▼

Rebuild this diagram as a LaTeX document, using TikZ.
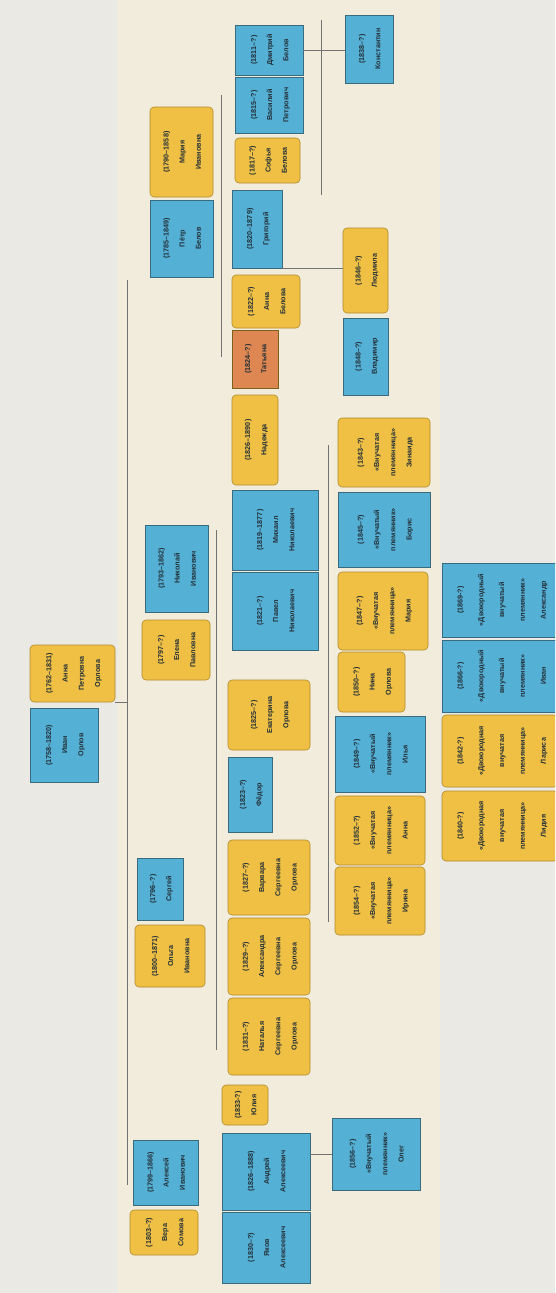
\documentclass[tikz,border=0pt]{standalone}
\usepackage{fontspec}
\setmainfont{Liberation Sans}

\definecolor{paper}{HTML}{EAE9E4}
\definecolor{cream}{HTML}{F2ECDC}
\definecolor{maleblue}{HTML}{55B0D6}
\definecolor{maleedge}{HTML}{3A6A7D}
\definecolor{femyellow}{HTML}{F0C045}
\definecolor{femedge}{HTML}{B08A2A}
\definecolor{rust}{HTML}{DE8752}
\definecolor{ink}{HTML}{233038}

% text of a box, turned to read upwards
\newcommand{\vt}[1]{\rotatebox{90}{\begin{tabular}{@{}c@{}}#1\end{tabular}}}

\begin{document}
\begin{tikzpicture}[
    x=1pt, y=-1pt,
    person/.style={inner sep=0pt, line width=0.6pt, text=ink,
      font=\fontsize{7.2}{9}\selectfont\bfseries\def\arraystretch{1.8}},
    male/.style={person, fill=maleblue, draw=maleedge},
    female/.style={person, fill=femyellow, draw=femedge, rounded corners=4pt},
    other/.style={person, fill=rust, draw=femedge!70!black},
    dims/.style 2 args={minimum width=#1pt, minimum height=#2pt},
    legend/.style={font=\fontsize{7.2}{8}\selectfont\bfseries\def\arraystretch{2.6}},
    link/.style={draw=black!55, line width=0.8pt}
  ]
  \clip (0,0) rectangle (555,1293);
  \fill[paper] (0,0) rectangle (555,1293);
  \fill[cream] (118,0) rectangle (440,1293);

  % --- first generation ---
  \node[female, dims={85}{57}] (r1) at (72.5,673.5) {\vt{(1762--1831)\\Анна\\Петровна\\Орлова}};
  \node[male, dims={68}{74}] (r2) at (64,745) {\vt{(1758--1820)\\Иван\\Орлов}};

  % --- second generation ---
  \node[female, dims={63}{90}] (a1) at (181.5,152) {\vt{(1790--1858)\\Мария\\Ивановна}};
  \node[male, dims={63}{77}] (a2) at (181.5,238.5) {\vt{(1785--1849)\\Пётр\\Белов}};
  \node[male, dims={63}{87}] (a3) at (176.5,568.5) {\vt{(1793--1862)\\Николай\\Иванович}};
  \node[female, dims={68}{60}] (a4) at (176,650) {\vt{(1797--?)\\Елена\\Павловна}};
  \node[male, dims={46}{62}] (a5) at (160,889) {\vt{(1796--?)\\Сергей}};
  \node[female, dims={70}{62}] (a6) at (170,956) {\vt{(1800--1871)\\Ольга\\Ивановна}};
  \node[male, dims={65}{65}] (a7) at (165.5,1172.5) {\vt{(1799--1866)\\Алексей\\Иванович}};
  \node[female, dims={68}{45}] (a8) at (164,1232.5) {\vt{(1803--?)\\Вера\\Сомова}};

  % --- third generation ---
  \node[male, dims={68}{50}] (b1) at (269,50) {\vt{(1811--?)\\Дмитрий\\Белов}};
  \node[male, dims={68}{56}] (b2) at (269,105) {\vt{(1815--?)\\Василий\\Петрович}};
  \node[female, dims={65}{45}] (b3) at (267.5,160.5) {\vt{(1817--?)\\Софья\\Белова}};
  \node[male, dims={50}{78}] (b4) at (257,229) {\vt{(1820--1879)\\Григорий}};
  \node[female, dims={68}{53}] (b5) at (266,301.5) {\vt{(1822--?)\\Анна\\Белова}};
  \node[other, dims={46}{58}] (b6) at (255,359) {\vt{(1824--?)\\Татьяна}};
  \node[female, dims={46}{90}] (b7) at (255,440) {\vt{(1826--1890)\\Надежда}};
  \node[male, dims={86}{80}] (b8) at (275,530) {\vt{(1819--1877)\\Михаил\\Николаевич}};
  \node[male, dims={86}{78}] (b9) at (275,611) {\vt{(1821--?)\\Павел\\Николаевич}};
  \node[female, dims={82}{70}] (b10) at (269,715) {\vt{(1825--?)\\Екатерина\\Орлова}};
  \node[male, dims={44}{75}] (b11) at (250,794.5) {\vt{(1823--?)\\Фёдор}};
  \node[female, dims={82}{75}] (b12) at (269,877.5) {\vt{(1827--?)\\Варвара\\Сергеевна\\Орлова}};
  \node[female, dims={82}{77}] (b13) at (269,956.5) {\vt{(1829--?)\\Александра\\Сергеевна\\Орлова}};
  \node[female, dims={82}{77}] (b14) at (269,1036.5) {\vt{(1831--?)\\Наталья\\Сергеевна\\Орлова}};
  \node[female, dims={46}{40}] (b15) at (245,1105) {\vt{(1833-?)\\Юлия}};
  \node[male, dims={88}{77}] (b16) at (266,1171.5) {\vt{(1826--1888)\\Андрей\\Алексеевич}};
  \node[male, dims={88}{71}] (b17) at (266,1247.5) {\vt{(1830--?)\\Яков\\Алексеевич}};

  % --- fourth generation ---
  \node[male, dims={48}{68}] (c1) at (369,49) {\vt{(1838--?)\\Константин}};
  \node[female, dims={45}{85}] (c2) at (365.5,270.5) {\vt{(1846--?)\\Людмила}};
  \node[male, dims={45}{77}] (c3) at (365.5,356.5) {\vt{(1848--?)\\Владимир}};
  \node[female, dims={92}{69}] (c4) at (384,452.5) {\vt{(1843--?)\\«Внучатая\\племянница»\\Зинаида}};
  \node[male, dims={92}{75}] (c5) at (384,529.5) {\vt{(1845--?)\\«Внучатый\\племянник»\\Борис}};
  \node[female, dims={90}{78}] (c6) at (383,611) {\vt{(1847--?)\\«Внучатая\\племянница»\\Мария}};
  \node[female, dims={67}{60}] (c7) at (371.5,682) {\vt{(1850--?)\\Нина\\Орлова}};
  \node[male, dims={90}{76}] (c8) at (380,754) {\vt{(1849--?)\\«Внучатый\\племянник»\\Илья}};
  \node[female, dims={90}{69}] (c9) at (380,830.5) {\vt{(1852--?)\\«Внучатая\\племянница»\\Анна}};
  \node[female, dims={90}{68}] (c10) at (380,901) {\vt{(1854--?)\\«Внучатая\\племянница»\\Ирина}};
  \node[male, dims={88}{72}] (c11) at (376,1154) {\vt{(1856--?)\\«Внучатый\\племянник»\\Олег}};

  % --- fifth generation ---
  \node[male, legend, dims={116}{74}] (d1) at (500,600) {\vt{(1869-?)\\«Двоюродный\\внучатый\\племянник»\\Александр}};
  \node[male, legend, dims={116}{72}] (d2) at (500,676) {\vt{(1866-?)\\«Двоюродный\\внучатый\\племянник»\\Иван}};
  \node[female, legend, dims={116}{72}] (d3) at (500,751) {\vt{(1842-?)\\«Двоюродная\\внучатая\\племянница»\\Лариса}};
  \node[female, legend, dims={116}{70}] (d4) at (500,826) {\vt{(1840-?)\\«Двоюродная\\внучатая\\племянница»\\Лидия}};

  % trunk lines
  \coordinate (t1a) at (127,280);
  \coordinate (t1b) at (127,1185);
  \coordinate (t2a) at (221,95);
  \coordinate (t2b) at (221,357);
  \coordinate (t3a) at (216,530);
  \coordinate (t3b) at (216,1050);
  \coordinate (t4a) at (321,20);
  \coordinate (t4b) at (321,195);
  \coordinate (t5a) at (328,445);
  \coordinate (t5b) at (328,922);

  \draw[link] (t1a) -- (t1b);
  \draw[link] (r1.south east) -- (r1.south east -| t1a);
  \draw[link] (t2a) -- (t2b);
  \draw[link] (t3a) -- (t3b);
  \draw[link] (t4a) -- (t4b);
  \draw[link] (b1.east) -- (b1.east -| c1.west);
  \draw[link] (b4.south east) -- (b4.south east -| c2.west);
  \draw[link] (t5a) -- (t5b);
  \draw[link] (c11.west -| b16.east) -- (c11.west);
\end{tikzpicture}
\end{document}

▲

- **Set problem**
Only lines belong in the copy: transcribe those from the start of the data through the line that contains "(a8) at (164,1232.5)", and skip the pictures.

- **Solution for this problem**
Rebuild this diagram as a LaTeX document, using TikZ.
\documentclass[tikz,border=0pt]{standalone}
\usepackage{fontspec}
\setmainfont{Liberation Sans}

\definecolor{paper}{HTML}{EAE9E4}
\definecolor{cream}{HTML}{F2ECDC}
\definecolor{maleblue}{HTML}{55B0D6}
\definecolor{maleedge}{HTML}{3A6A7D}
\definecolor{femyellow}{HTML}{F0C045}
\definecolor{femedge}{HTML}{B08A2A}
\definecolor{rust}{HTML}{DE8752}
\definecolor{ink}{HTML}{233038}

% text of a box, turned to read upwards
\newcommand{\vt}[1]{\rotatebox{90}{\begin{tabular}{@{}c@{}}#1\end{tabular}}}

\begin{document}
\begin{tikzpicture}[
    x=1pt, y=-1pt,
    person/.style={inner sep=0pt, line width=0.6pt, text=ink,
      font=\fontsize{7.2}{9}\selectfont\bfseries\def\arraystretch{1.8}},
    male/.style={person, fill=maleblue, draw=maleedge},
    female/.style={person, fill=femyellow, draw=femedge, rounded corners=4pt},
    other/.style={person, fill=rust, draw=femedge!70!black},
    dims/.style 2 args={minimum width=#1pt, minimum height=#2pt},
    legend/.style={font=\fontsize{7.2}{8}\selectfont\bfseries\def\arraystretch{2.6}},
    link/.style={draw=black!55, line width=0.8pt}
  ]
  \clip (0,0) rectangle (555,1293);
  \fill[paper] (0,0) rectangle (555,1293);
  \fill[cream] (118,0) rectangle (440,1293);

  % --- first generation ---
  \node[female, dims={85}{57}] (r1) at (72.5,673.5) {\vt{(1762--1831)\\Анна\\Петровна\\Орлова}};
  \node[male, dims={68}{74}] (r2) at (64,745) {\vt{(1758--1820)\\Иван\\Орлов}};

  % --- second generation ---
  \node[female, dims={63}{90}] (a1) at (181.5,152) {\vt{(1790--1858)\\Мария\\Ивановна}};
  \node[male, dims={63}{77}] (a2) at (181.5,238.5) {\vt{(1785--1849)\\Пётр\\Белов}};
  \node[male, dims={63}{87}] (a3) at (176.5,568.5) {\vt{(1793--1862)\\Николай\\Иванович}};
  \node[female, dims={68}{60}] (a4) at (176,650) {\vt{(1797--?)\\Елена\\Павловна}};
  \node[male, dims={46}{62}] (a5) at (160,889) {\vt{(1796--?)\\Сергей}};
  \node[female, dims={70}{62}] (a6) at (170,956) {\vt{(1800--1871)\\Ольга\\Ивановна}};
  \node[male, dims={65}{65}] (a7) at (165.5,1172.5) {\vt{(1799--1866)\\Алексей\\Иванович}};
  \node[female, dims={68}{45}] (a8) at (164,1232.5) {\vt{(1803--?)\\Вера\\Сомова}};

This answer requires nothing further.